In a week where Apple made its debut on the Android operating system with the launch of the Apple Music app, several other telecoms stories caught our eye.
The effortless grace of Roger Federer swanning around a tennis court swatting balls out of the air is one of life’s great pleasures. I don’t want to encourage you to down tools but this video is worth getting a call from your IT department over.
What does a man with a penchant for wearing cardigans with his initials on it have to do with telecoms? Swiss operator Sunrise has made Saint Rog the face of its new mobile game, giving people the chance to play ping pong, skateboard, parachuting, football and, um, “lawn mower”.
Sunrise customers who play the game can also win prizes worth up to CHF150,000, as well as the chance to meet Federer himself. What does the Swiss ace think of the game? “I think it is cool and fun to run this innovative advertising campaign with my partner Sunrise. And to see myself as a pixel figure is quite unique.”
Next week: MTS releases a Doom clone where you play as Novak Djokovic, ripping apart zombies with your pixellated bare hands.
When smartphones get metaphysical
One of the greatest corporate statements to come from the telecom industry in recent years was uttered by Chinese vendor Huawei. When it revealed its annual results last year, Permanent Chief Executive Ren Zhengfei eschewed the normal banalities about tight cost control, performances exceeding expectations and difficult macroeconomic conditions. He instead opted for a nine page freestyle opus, describing the company as a tortoise who needed to stay focussed to catch up with “dragon spacecraft”.

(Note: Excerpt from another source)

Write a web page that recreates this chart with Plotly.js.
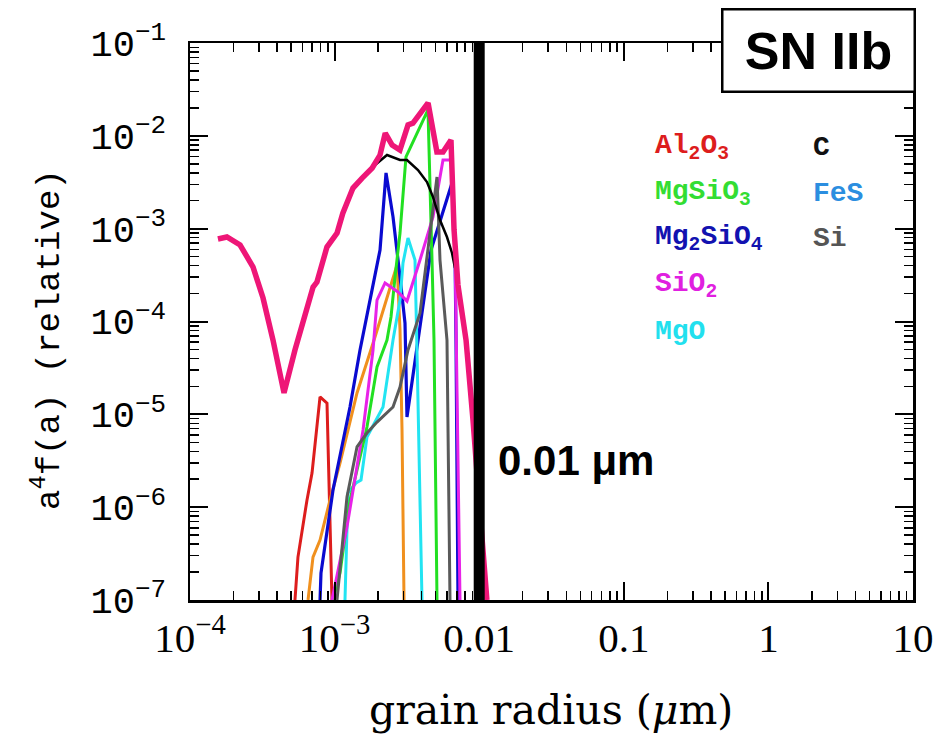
<!DOCTYPE html>
<html>
<head>
<meta charset="utf-8">
<script src="https://cdn.plot.ly/plotly-3.0.1.min.js"></script>
<style>html,body{margin:0;padding:0;background:#fff;}#chart{width:939px;height:736px;}</style>
</head>
<body>
<div id="chart"></div>
<script>
// ---- data (grain radius in micron, a^4 f(a) relative) ----
const totalX = [1.56e-4, 1.80e-4, 2.22e-4, 2.73e-4, 3.20e-4, 3.75e-4, 4.47e-4, 5.32e-4, 7.10e-4, 7.55e-4, 8.85e-4, 1.04e-3, 1.14e-3, 1.34e-3, 1.55e-3, 1.82e-3, 2.06e-3, 2.24e-3, 2.50e-3, 2.83e-3, 3.22e-3, 3.48e-3, 4.43e-3, 5.10e-3, 5.62e-3, 6.38e-3, 6.70e-3, 7.13e-3, 8.11e-3, 9.06e-3, 1.01e-2, 1.13e-2];
const totalY = [7.74e-4, 8.13e-4, 6.67e-4, 3.86e-4, 1.79e-4, 6.32e-5, 1.70e-5, 4.93e-5, 2.35e-4, 2.66e-4, 6.34e-4, 8.98e-4, 1.47e-3, 2.74e-3, 3.51e-3, 4.50e-3, 6.21e-3, 1.07e-2, 7.96e-3, 7.03e-3, 1.31e-2, 1.37e-2, 2.26e-2, 6.70e-3, 6.70e-3, 9.02e-3, 9.68e-4, 2.47e-4, 6.32e-5, 8.69e-6, 9.31e-7, 1.0e-7];

const al2o3X = [5.32e-4, 5.58e-4, 6.44e-4, 6.98e-4, 7.93e-4, 8.86e-4, 9.59e-4];
const al2o3Y = [1e-7, 2.9e-7, 1.19e-6, 2.33e-6, 1.54e-5, 1.32e-5, 1e-7];

const orangeX = [6.55e-4, 7.09e-4, 7.93e-4, 9.29e-4, 1.090e-3, 1.429e-3, 1.903e-3, 2.702e-3, 2.834e-3, 2.926e-3, 3.020e-3];
const orangeY = [1e-7, 2.9e-7, 4.43e-7, 1.19e-6, 2.99e-6, 1.70e-5, 6.81e-5, 4.06e-4, 8.1e-5, 6.78e-6, 1e-7];

const mg2sio4X = [7.93e-4, 8.05e-4, 9.75e-4, 1.278e-3, 1.499e-3, 1.814e-3, 2.061e-3, 2.268e-3, 2.535e-3, 2.834e-3, 3.068e-3, 3.167e-3, 4.642e-3, 6.484e-3, 6.802e-3, 6.912e-3, 7.135e-3];
const mg2sio4Y = [1e-7, 1.95e-7, 1.53e-6, 1.20e-5, 4.93e-5, 2.18e-4, 5.89e-4, 3.98e-3, 1.34e-3, 3.01e-4, 9.64e-5, 9.35e-6, 5.89e-4, 3.10e-3, 5.89e-4, 6.32e-5, 1e-7];

const mgoX = [1.180e-3, 1.238e-3, 1.406e-3, 1.523e-3, 1.675e-3, 2.162e-3, 2.535e-3, 2.834e-3, 2.972e-3, 3.218e-3, 3.597e-3, 3.70e-3, 4.021e-3];
const mgoY = [1e-7, 1.42e-6, 1.82e-6, 1.96e-6, 5.70e-6, 1.20e-5, 6.32e-5, 1.70e-4, 4.27e-4, 7.93e-4, 4.59e-4, 6.32e-5, 1e-7];

const mgsio3X = [9.75e-4, 1.090e-3, 1.278e-3, 1.675e-3, 1.965e-3, 2.304e-3, 2.455e-3, 2.617e-3, 2.834e-3, 3.117e-3, 4.424e-3, 4.717e-3, 4.869e-3, 5.107e-3];
const mgsio3Y = [1e-7, 1.95e-7, 1.19e-6, 7.30e-6, 3.24e-5, 6.32e-5, 1.12e-4, 3.01e-4, 8.98e-4, 5.92e-3, 1.90e-2, 4.59e-4, 6.32e-5, 1e-7];

const sio2X = [9.59e-4, 1.218e-3, 1.573e-3, 1.844e-3, 1.965e-3, 2.232e-3, 2.745e-3, 3.167e-3, 3.895e-3, 4.792e-3, 5.619e-3, 6.382e-3, 6.802e-3, 7.365e-3];
const sio2Y = [1e-7, 6.11e-7, 6.78e-6, 4.93e-5, 1.70e-4, 2.60e-4, 2.08e-4, 1.66e-4, 4.59e-4, 1.34e-3, 5.49e-3, 5.49e-3, 5.89e-4, 1e-7];

const siX = [1.039e-3, 1.218e-3, 1.429e-3, 1.675e-3, 1.965e-3, 2.535e-3, 2.834e-3, 3.218e-3, 3.895e-3, 5.107e-3, 5.357e-3, 5.988e-3, 6.281e-3];
const siY = [1e-7, 1.29e-6, 4.45e-6, 6.29e-6, 8.26e-6, 1.20e-5, 1.97e-5, 4.93e-5, 1.23e-4, 3.60e-3, 4.59e-4, 6.32e-5, 1e-7];

const cX = [1.34e-3, 1.622e-3, 1.903e-3, 2.304e-3, 2.834e-3, 3.167e-3, 3.773e-3, 4.355e-3, 4.792e-3, 5.357e-3, 5.988e-3, 6.484e-3, 6.802e-3];
const cY = [2.61e-3, 3.78e-3, 4.85e-3, 6.21e-3, 5.49e-3, 5.49e-3, 4.28e-3, 3.18e-3, 2.19e-3, 1.24e-3, 8.13e-4, 5.47e-4, 3.77e-4];

const cutX = [0.01, 0.01];
const cutY = [1e-7, 1e-1];

const xTickVals = [1e-4, 1e-3, 1e-2, 1e-1, 1, 10];
const xTickText = ['10<sup>\u22124</sup>', '10<sup>\u22123</sup>', '0.01', '0.1', '1', '10'];
const yTickVals = [1e-7, 1e-6, 1e-5, 1e-4, 1e-3, 1e-2, 1e-1];
const yTickText = ['10<sup>\u22127</sup>', '10<sup>\u22126</sup>', '10<sup>\u22125</sup>', '10<sup>\u22124</sup>', '10<sup>\u22123</sup>', '10<sup>\u22122</sup>', '10<sup>\u22121</sup>'];

const legendLeft = ['Al<sub>2</sub>O<sub>3</sub>', 'MgSiO<sub>3</sub>', 'Mg<sub>2</sub>SiO<sub>4</sub>', 'SiO<sub>2</sub>', 'MgO'];
const legendLeftColors = ['#dd1d1d', '#33dd33', '#1212b0', '#e020e0', '#22e0ee'];
const legendRight = ['C', 'FeS', 'Si'];
const legendRightColors = ['#111111', '#2b8ee0', '#555555'];

// ---- traces ----
function line(x, y, color, width) {
  return {x: x, y: y, type: 'scatter', mode: 'lines', line: {color: color, width: width, simplify: false}, hoverinfo: 'skip', showlegend: false};
}
const traces = [
  line(al2o3X, al2o3Y, '#dd1d1d', 3),
  line(orangeX, orangeY, '#f0901e', 3),
  line(mg2sio4X, mg2sio4Y, '#0a0ad0', 3.2),
  line(mgoX, mgoY, '#22e4f2', 3),
  line(mgsio3X, mgsio3Y, '#22e022', 3),
  line(sio2X, sio2Y, '#e822e8', 3),
  line(siX, siY, '#5a5a5a', 3),
  line(cX, cY, '#000000', 2.5),
  line(totalX, totalY, '#ee1677', 5.5),
  line(cutX, cutY, '#000000', 11)
];

const PL = 190, PR = 913, PT = 43, PB = 600;
const px = v => (v - PL) / (PR - PL);
const py = v => (PB - v) / (PB - PT);

const MONO = 'Liberation Mono, Courier New, monospace';
const annotations = [];
const rowY = [147, 193, 239, 285, 331];
legendLeft.forEach((t, i) => annotations.push({
  text: '<b>' + t + '</b>', xref: 'paper', yref: 'paper', x: px(653), y: py(rowY[i]), xanchor: 'left', yanchor: 'middle',
  showarrow: false, font: {family: MONO, size: 28, color: legendLeftColors[i]}
}));
legendRight.forEach((t, i) => annotations.push({
  text: '<b>' + t + '</b>', xref: 'paper', yref: 'paper', x: px(811), y: py(rowY[i]), xanchor: 'left', yanchor: 'middle',
  showarrow: false, font: {family: MONO, size: 28, color: legendRightColors[i]}
}));
annotations.push({
  text: '<b>0.01 \u03bcm</b>', xref: 'paper', yref: 'paper', x: px(496), y: py(461), xanchor: 'left', yanchor: 'middle',
  showarrow: false, font: {family: 'Liberation Sans, Arial, sans-serif', size: 42, color: '#000'}
});
annotations.push({
  text: '<b>SN IIb</b>', xref: 'paper', yref: 'paper', x: px(818), y: py(50), xanchor: 'center', yanchor: 'middle',
  showarrow: false, width: 188, height: 78, bgcolor: '#ffffff', bordercolor: '#000000', borderwidth: 2.5, borderpad: 1,
  font: {family: 'Liberation Sans, Arial, sans-serif', size: 52, color: '#000'}
});
annotations.push({
  text: 'a<sup>4</sup>f(a) (relative)', xref: 'paper', yref: 'paper', x: px(47), y: py(340), textangle: -90,
  xanchor: 'center', yanchor: 'middle', showarrow: false,
  font: {family: MONO, size: 34, color: '#000'}
});
annotations.push({
  text: 'grain radius (<i>\u03bc</i>m)', xref: 'paper', yref: 'paper', x: px(551), y: py(710),
  xanchor: 'center', yanchor: 'middle', showarrow: false,
  font: {family: 'DejaVu Serif, Liberation Serif, serif', size: 41, color: '#000'}
});

const layout = {
  width: 939, height: 736,
  margin: {l: PL, r: 939 - PR, t: PT, b: 736 - PB, pad: 0},
  paper_bgcolor: '#fff', plot_bgcolor: '#fff',
  showlegend: false,
  xaxis: {
    type: 'log', range: [-4, 1], tickvals: xTickVals, ticktext: xTickText,
    ticks: 'inside', ticklen: 18, tickwidth: 2, tickcolor: '#000',
    showline: true, linewidth: 2.5, linecolor: '#000', mirror: 'allticks',
    showgrid: false, zeroline: false,
    minor: {ticks: 'inside', ticklen: 9, tickwidth: 1.5, tickcolor: '#000', dtick: 'D1', showgrid: false},
    tickfont: {family: 'Liberation Serif, Times New Roman, serif', size: 41, color: '#000'},
    ticklabelstandoff: 0
  },
  yaxis: {
    type: 'log', range: [-7, -1], tickvals: yTickVals, ticktext: yTickText,
    ticks: 'inside', ticklen: 18, tickwidth: 2, tickcolor: '#000',
    showline: true, linewidth: 2.5, linecolor: '#000', mirror: 'allticks',
    showgrid: false, zeroline: false,
    minor: {ticks: 'inside', ticklen: 9, tickwidth: 1.5, tickcolor: '#000', dtick: 'D1', showgrid: false},
    tickfont: {family: MONO, size: 37, color: '#000'},
    ticklabelstandoff: 14
  },
  annotations: annotations
};

Plotly.newPlot('chart', traces, layout, {staticPlot: true, displayModeBar: false});
</script>
</body>
</html>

Each time a Huawei press release popped into our inbox, we hoped it would boast a statement as deliriously bonkers as the one above. We’ve been waiting a while but it has finally happened. At its Innovation Day in Asia this week, the vendor discussed the future of the smartphone, which it dubbed the “superphone”.
This device would “take mankind closer to a world where the physical and digital realities will be further integrated”. Which is somewhat worrying to anyone with a passing knowledge of the Terminator canon.
Then Shao Yang stepped forward. Huawei’s President of Strategy Marketing said the following: “Inspired by the biological evolution, the mobile phone we currently know will come to life as the ‘Superphone’. The intelligence of the ‘Superphone’ will continue to evolve and develop itself into digital intelligence, capable of empowering us with interactions with the world. Through evolution and adaptation, the ‘Superphone’ will be more intelligent, enhancing and even transforming our perceptions, enabling humans to go further than ever before.”
To sum up: a smartphone that “evolves” and brings humans and machines closer like never before. I’ll be in my nuclear bunker.
Streetfighter 2.0
Did you watch Fight Club and instead of thinking it a deft satire of millennial male angst, you thought ‘actually, I’d love to punch the face clean out of Meat Loaf’? There’s an app for that. At least, there was briefly.
The internet has brought us a lot of things: shopping, piracy and sites that have problems with the letter ‘e’. We’ve had Grindr and Tumblr, now we have Rumblr, an inspired and most likely illegal fighting app.
It has now vanished from Google Play but as Vice reported this week, for its brief existence Rumblr offered eager ladies and gentlemen to connect, meet up and pound each other’s body parts with their fists, head and knees. The website is still online if you are tough/stupid enough to take part.